The Blue Wall has connections with my being born soon after the Partition of India and Pakistan in 1947. The Partition involved the division of the former Indian sub-continent into India and Pakistan. Two countries were made out of one over the conflict between the Hindus and the Muslims. During that time the Hindus fled to the newly divided India and the Muslims fled in the opposite direction. My parents were among the exodus of Hindus from Pakistan. I was born after they migrated from the sub-continent and lived as refugees in the now divided India. Thus a metaphoric wall was erected in my mind as a child while growing up in an environment where memories of the Partition were evoked by the adults frequently.
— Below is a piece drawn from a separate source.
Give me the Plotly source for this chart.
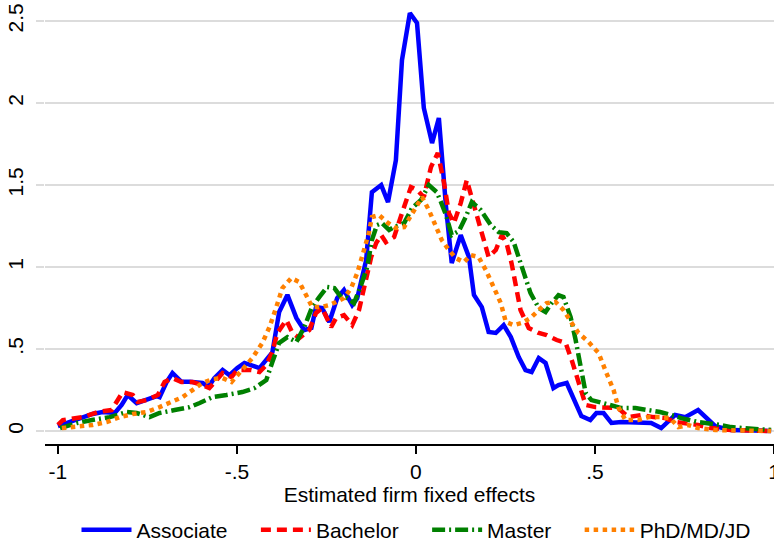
import plotly.graph_objects as go

# ---- data ----
assoc_x = [-1.000, -0.967, -0.903, -0.875, -0.841, -0.822, -0.805, -0.780, -0.752, -0.724, -0.716, -0.696, -0.680, -0.655, -0.632, -0.596, -0.579, -0.563, -0.540, -0.521, -0.499, -0.479, -0.437, -0.401, -0.382, -0.359, -0.334, -0.312, -0.292, -0.279, -0.262, -0.242, -0.220, -0.201, -0.178, -0.164, -0.139, -0.123, -0.097, -0.078, -0.056, -0.039, -0.017, 0.003, 0.022, 0.045, 0.064, 0.084, 0.100, 0.125, 0.148, 0.162, 0.184, 0.203, 0.223, 0.245, 0.265, 0.287, 0.306, 0.323, 0.343, 0.362, 0.384, 0.398, 0.421, 0.446, 0.462, 0.487, 0.504, 0.524, 0.546, 0.574, 0.621, 0.657, 0.685, 0.724, 0.752, 0.788, 0.836, 0.880, 0.992]
assoc_y = [0.030, 0.055, 0.104, 0.116, 0.110, 0.159, 0.220, 0.170, 0.190, 0.213, 0.207, 0.300, 0.354, 0.300, 0.300, 0.293, 0.270, 0.323, 0.372, 0.341, 0.384, 0.415, 0.384, 0.480, 0.726, 0.830, 0.690, 0.616, 0.628, 0.756, 0.750, 0.665, 0.810, 0.860, 0.768, 0.810, 1.043, 1.457, 1.500, 1.396, 1.652, 2.262, 2.549, 2.488, 1.970, 1.756, 1.909, 1.366, 1.024, 1.195, 1.061, 0.830, 0.756, 0.604, 0.598, 0.646, 0.573, 0.451, 0.372, 0.360, 0.445, 0.415, 0.262, 0.280, 0.293, 0.159, 0.091, 0.067, 0.110, 0.110, 0.049, 0.055, 0.055, 0.049, 0.018, 0.098, 0.085, 0.128, 0.030, 0.006, 0.000]

bach_x = [-1.000, -0.986, -0.930, -0.889, -0.850, -0.819, -0.791, -0.777, -0.752, -0.721, -0.702, -0.680, -0.655, -0.624, -0.596, -0.577, -0.557, -0.540, -0.515, -0.499, -0.460, -0.437, -0.418, -0.401, -0.387, -0.362, -0.345, -0.326, -0.298, -0.279, -0.262, -0.237, -0.223, -0.201, -0.178, -0.159, -0.145, -0.125, -0.111, -0.097, -0.084, -0.061, -0.039, -0.014, 0.003, 0.022, 0.042, 0.061, 0.078, 0.092, 0.106, 0.125, 0.142, 0.156, 0.181, 0.203, 0.223, 0.240, 0.253, 0.267, 0.292, 0.315, 0.343, 0.365, 0.393, 0.418, 0.435, 0.454, 0.474, 0.501, 0.532, 0.565, 0.593, 0.630, 0.663, 0.696, 0.724, 0.752, 0.788, 0.825, 0.880, 0.992]
bach_y = [0.037, 0.067, 0.085, 0.116, 0.128, 0.238, 0.220, 0.177, 0.189, 0.220, 0.299, 0.323, 0.299, 0.299, 0.280, 0.262, 0.311, 0.354, 0.329, 0.372, 0.372, 0.360, 0.402, 0.482, 0.598, 0.677, 0.598, 0.567, 0.616, 0.720, 0.750, 0.634, 0.689, 0.707, 0.646, 0.738, 0.872, 1.061, 1.146, 1.195, 1.152, 1.183, 1.329, 1.488, 1.470, 1.427, 1.610, 1.695, 1.518, 1.329, 1.268, 1.390, 1.530, 1.427, 1.244, 1.061, 1.104, 1.195, 1.146, 1.024, 0.738, 0.628, 0.598, 0.585, 0.555, 0.537, 0.433, 0.293, 0.159, 0.146, 0.140, 0.140, 0.085, 0.098, 0.085, 0.079, 0.055, 0.049, 0.037, 0.018, 0.006, 0.000]

mast_x = [-0.994, -0.947, -0.905, -0.855, -0.808, -0.780, -0.744, -0.716, -0.674, -0.632, -0.604, -0.568, -0.529, -0.493, -0.485, -0.451, -0.418, -0.401, -0.382, -0.359, -0.334, -0.312, -0.290, -0.270, -0.248, -0.228, -0.209, -0.192, -0.173, -0.153, -0.136, -0.123, -0.109, -0.095, -0.075, -0.061, -0.033, -0.011, 0.014, 0.036, 0.058, 0.070, 0.084, 0.100, 0.120, 0.139, 0.156, 0.181, 0.209, 0.231, 0.253, 0.273, 0.287, 0.306, 0.320, 0.343, 0.362, 0.379, 0.398, 0.412, 0.432, 0.446, 0.460, 0.474, 0.490, 0.518, 0.546, 0.574, 0.613, 0.657, 0.682, 0.713, 0.741, 0.788, 0.816, 0.852, 0.880, 0.928, 0.992]
mast_y = [0.018, 0.049, 0.067, 0.085, 0.116, 0.110, 0.085, 0.110, 0.128, 0.146, 0.171, 0.207, 0.220, 0.232, 0.238, 0.262, 0.311, 0.421, 0.537, 0.573, 0.543, 0.634, 0.756, 0.817, 0.878, 0.872, 0.817, 0.811, 0.780, 0.890, 1.000, 1.165, 1.256, 1.268, 1.226, 1.244, 1.268, 1.360, 1.409, 1.500, 1.457, 1.396, 1.317, 1.195, 1.220, 1.305, 1.396, 1.348, 1.256, 1.213, 1.207, 1.152, 1.061, 0.939, 0.841, 0.750, 0.726, 0.780, 0.829, 0.817, 0.695, 0.555, 0.390, 0.232, 0.189, 0.171, 0.159, 0.140, 0.140, 0.128, 0.116, 0.098, 0.079, 0.055, 0.049, 0.037, 0.024, 0.018, 0.006]

phd_x = [-0.989, -0.947, -0.903, -0.864, -0.827, -0.791, -0.752, -0.716, -0.680, -0.652, -0.624, -0.596, -0.568, -0.540, -0.515, -0.493, -0.457, -0.429, -0.409, -0.390, -0.373, -0.348, -0.326, -0.304, -0.290, -0.265, -0.242, -0.223, -0.201, -0.181, -0.164, -0.145, -0.131, -0.123, -0.103, -0.081, -0.056, -0.033, -0.011, 0.017, 0.036, 0.056, 0.072, 0.092, 0.111, 0.134, 0.153, 0.175, 0.195, 0.217, 0.237, 0.251, 0.273, 0.295, 0.320, 0.343, 0.365, 0.390, 0.412, 0.435, 0.454, 0.482, 0.510, 0.532, 0.552, 0.565, 0.585, 0.621, 0.649, 0.685, 0.710, 0.733, 0.760, 0.788, 0.836, 0.992]
phd_y = [0.018, 0.024, 0.037, 0.055, 0.085, 0.104, 0.116, 0.146, 0.177, 0.207, 0.250, 0.293, 0.317, 0.323, 0.299, 0.354, 0.445, 0.537, 0.634, 0.756, 0.872, 0.933, 0.909, 0.817, 0.756, 0.756, 0.768, 0.787, 0.811, 0.872, 0.963, 1.104, 1.213, 1.305, 1.317, 1.274, 1.238, 1.244, 1.329, 1.427, 1.348, 1.244, 1.165, 1.104, 1.055, 1.030, 1.073, 1.061, 0.982, 0.878, 0.780, 0.665, 0.646, 0.659, 0.689, 0.738, 0.780, 0.787, 0.738, 0.659, 0.598, 0.543, 0.476, 0.354, 0.250, 0.146, 0.067, 0.067, 0.085, 0.085, 0.079, 0.024, 0.037, 0.018, 0.006, 0.000]

series_names = ["Associate", "Bachelor", "Master", "PhD/MD/JD"]
x_ticks = [-1, -0.5, 0, 0.5, 1]
x_tick_labels = ["-1", "-.5", "0", ".5", "1"]
y_ticks = [0, 0.5, 1, 1.5, 2, 2.5]
y_tick_labels = ["0", ".5", "1", "1.5", "2", "2.5"]

FONT = "Liberation Sans, Arial, Helvetica, sans-serif"
FS = 21
PAD = "\u00a0" * 4

fig = go.Figure()
fig.add_trace(go.Scatter(x=assoc_x, y=assoc_y, mode="lines", name=series_names[0] + PAD,
                         line=dict(color="#0000ff", width=4.5)))
fig.add_trace(go.Scatter(x=bach_x, y=bach_y, mode="lines", name=series_names[1] + PAD,
                         line=dict(color="#ff0000", width=4.5, dash="10px,6px")))
fig.add_trace(go.Scatter(x=mast_x, y=mast_y, mode="lines", name=series_names[2] + PAD,
                         line=dict(color="#008000", width=4.5, dash="13px,4px,2px,4px")))
fig.add_trace(go.Scatter(x=phd_x, y=phd_y, mode="lines", name=series_names[3],
                         line=dict(color="#ff8000", width=4.5, dash="4.5px,4.5px")))

fig.update_layout(
    width=774, height=543,
    margin=dict(l=45, r=0, t=5, b=99, autoexpand=False),
    paper_bgcolor="white", plot_bgcolor="white",
    font=dict(family=FONT, size=FS, color="black"),
    showlegend=True,
    legend=dict(orientation="h", x=0.5096, xanchor="center", y=-0.196, yanchor="middle",
                font=dict(size=FS), traceorder="normal", itemwidth=50),
)
fig.update_xaxes(
    range=[-1.036, 1.0], automargin=False,
    tickvals=x_ticks, ticktext=x_tick_labels, ticklabeloverflow="allow",
    showgrid=False, zeroline=False,
    showline=True, linecolor="black", linewidth=1.5,
    ticks="outside", ticklen=8, tickcolor="black", tickwidth=1.5,
    tickfont=dict(size=FS),
    title=dict(text="Estimated firm fixed effects", standoff=0, font=dict(size=FS)),
)
fig.update_yaxes(
    range=[-0.079, 2.598], automargin=False,
    tickvals=y_ticks, ticktext=y_tick_labels,
    showgrid=True, gridcolor="#dcdcdc", gridwidth=1.5,
    zeroline=False, showline=False,
    ticks="outside", ticklen=8, tickcolor="#dcdcdc", tickwidth=1.5,
    tickangle=-90, ticklabelstandoff=5,
    tickfont=dict(size=FS),
)

fig.write_html("out.html", config={"displayModeBar": False},
               post_script="document.body.style.margin='0';")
This series also has affinity to the other wars that I experienced: The Chinese invasion of India, the Vietnam war when I came to the US, and later the Gulf war.
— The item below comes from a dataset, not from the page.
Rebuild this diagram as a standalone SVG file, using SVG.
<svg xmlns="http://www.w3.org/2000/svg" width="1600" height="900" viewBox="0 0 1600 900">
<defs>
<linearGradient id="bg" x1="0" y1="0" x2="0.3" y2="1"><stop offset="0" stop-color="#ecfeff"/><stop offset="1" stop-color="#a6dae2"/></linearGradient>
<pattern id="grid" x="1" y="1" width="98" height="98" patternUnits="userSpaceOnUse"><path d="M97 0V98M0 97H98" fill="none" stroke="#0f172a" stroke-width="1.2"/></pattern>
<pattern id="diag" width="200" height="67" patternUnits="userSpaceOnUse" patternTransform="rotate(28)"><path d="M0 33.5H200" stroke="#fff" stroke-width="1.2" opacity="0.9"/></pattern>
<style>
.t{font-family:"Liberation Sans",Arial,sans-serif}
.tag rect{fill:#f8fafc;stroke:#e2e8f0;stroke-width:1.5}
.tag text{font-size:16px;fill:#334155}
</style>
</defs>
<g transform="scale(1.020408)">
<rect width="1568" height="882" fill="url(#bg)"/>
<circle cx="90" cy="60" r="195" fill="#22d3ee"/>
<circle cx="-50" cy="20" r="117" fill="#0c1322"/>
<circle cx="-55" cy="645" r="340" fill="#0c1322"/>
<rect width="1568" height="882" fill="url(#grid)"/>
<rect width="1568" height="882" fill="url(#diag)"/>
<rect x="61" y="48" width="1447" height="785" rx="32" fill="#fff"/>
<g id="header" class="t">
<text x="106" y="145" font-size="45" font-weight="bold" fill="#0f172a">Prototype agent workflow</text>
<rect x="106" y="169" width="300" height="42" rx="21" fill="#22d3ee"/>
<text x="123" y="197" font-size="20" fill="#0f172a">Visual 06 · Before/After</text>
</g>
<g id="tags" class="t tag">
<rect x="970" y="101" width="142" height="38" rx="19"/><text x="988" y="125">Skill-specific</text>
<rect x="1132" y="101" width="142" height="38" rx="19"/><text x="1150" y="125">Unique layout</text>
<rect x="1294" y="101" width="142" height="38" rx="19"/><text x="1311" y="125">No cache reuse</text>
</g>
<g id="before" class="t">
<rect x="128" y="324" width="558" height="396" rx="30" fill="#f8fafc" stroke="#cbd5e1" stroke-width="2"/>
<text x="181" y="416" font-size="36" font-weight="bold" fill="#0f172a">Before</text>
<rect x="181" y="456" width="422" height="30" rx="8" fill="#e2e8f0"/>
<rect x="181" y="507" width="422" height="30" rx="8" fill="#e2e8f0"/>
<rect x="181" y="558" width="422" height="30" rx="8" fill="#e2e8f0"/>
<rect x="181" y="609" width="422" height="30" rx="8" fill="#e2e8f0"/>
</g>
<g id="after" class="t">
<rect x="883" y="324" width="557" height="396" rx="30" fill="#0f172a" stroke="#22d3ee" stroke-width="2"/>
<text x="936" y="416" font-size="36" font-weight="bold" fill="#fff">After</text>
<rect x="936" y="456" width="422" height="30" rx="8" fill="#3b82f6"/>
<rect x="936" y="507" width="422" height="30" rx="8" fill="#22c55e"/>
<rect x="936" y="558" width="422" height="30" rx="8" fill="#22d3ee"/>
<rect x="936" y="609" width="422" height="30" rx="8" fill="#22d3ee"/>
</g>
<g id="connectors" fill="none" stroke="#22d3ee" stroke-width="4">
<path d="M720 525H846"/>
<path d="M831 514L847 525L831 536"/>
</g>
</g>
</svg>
The Blue Wall pays homage to all who died during the various wars. It honors the spirit of those who seek peace and healing in the world as opposed to conflict and division.  As I immersed myself in the creation of the walls, they became a depository of personal thoughts, conflicts and resolution.

The first of The Blue Wall series, The Orange Wall was conceptualized after a trip to Washington, D.C. in the early 1990’s. Standing before Maya Lin’s Vietnam Veterans’ Memorial wall and experiencing its quiet grandeur, dignity and translucency I came back from Washington, D.C. moved. As I contemplated about my experience I would see before my eyes, blocks of reflective surfaces with images from my past and present life. These images gradually became an imaginary wall. The Orange Wall was born. The Orange Wall gradually turned into a Blue Wall. The Washington experience fermented in my mind for several months.

Along with my personal experience before the Vietnam Wall, music was an important factor in its construction. The angularity and cubism of orchestras and choruses that I loved juxtaposed against its softer tones and led to the gradual structuring of the Blue Wall. Buried in this wall were the highs and lows of life. Reflected in the Blue Wall 1 and in all the walls that follow were figurative forms and the sounds and silences of those living and gone.

An upright three dimensional wall, Blue wall 2 not only explores color, value and the transparency of watercolor but also the building of a solid wall structure with its painterly washes. The subtle pink and blue washes speak of marriage, fertility, childbirth, the future and of dreams. In an abstract manner The Blue walls were becoming a means of chronicling the saga of my life.

The soft watercolors, while building the composition gradually dissolved into a powerful watery whiteness. The structural relationships within the Blue Walls were not just about mass, volume and value but also had a cohesiveness through the emotion and experience that went into building them.

Recalling the Himalaya Mountains Blue Wall 3 focuses on the natural barrier of mountains as a wall that has been breached numerous times as swarms of refugees have poured in and out through them.

Blue Wall 4 has connections between drawings made in 1993 and kinesthetic experiences of 30 to 35 years before that. The past experience I refer to is that of climbing a slope of a mountain as a child in the back of the house our family had rented for the summer in Dalhousie, India. Dalhousie is a hill station in the Himalayas and we were vacationing there. Blue Wall 4 combines past kinetic and emotional experiences to those of the present time – Himalayan Mountains to the Partition and to the Vietnam Wall – a stretch of time, imagination and experience.

Blue Wall 5 is a three dimensional inlet into a cave like wall structure. Leading the eye towards the back of the cave, the wall evokes the exodus of war refugees into territories unknown.

The solemn Blue Wall 6 stands impenetrable on a dark, dense, floor. It speaks of impotency of the mind, the soul and the body. A space that once had linkages to areas on both sides of it is now divided. Instead of being a linkage the wall is more of a barrier.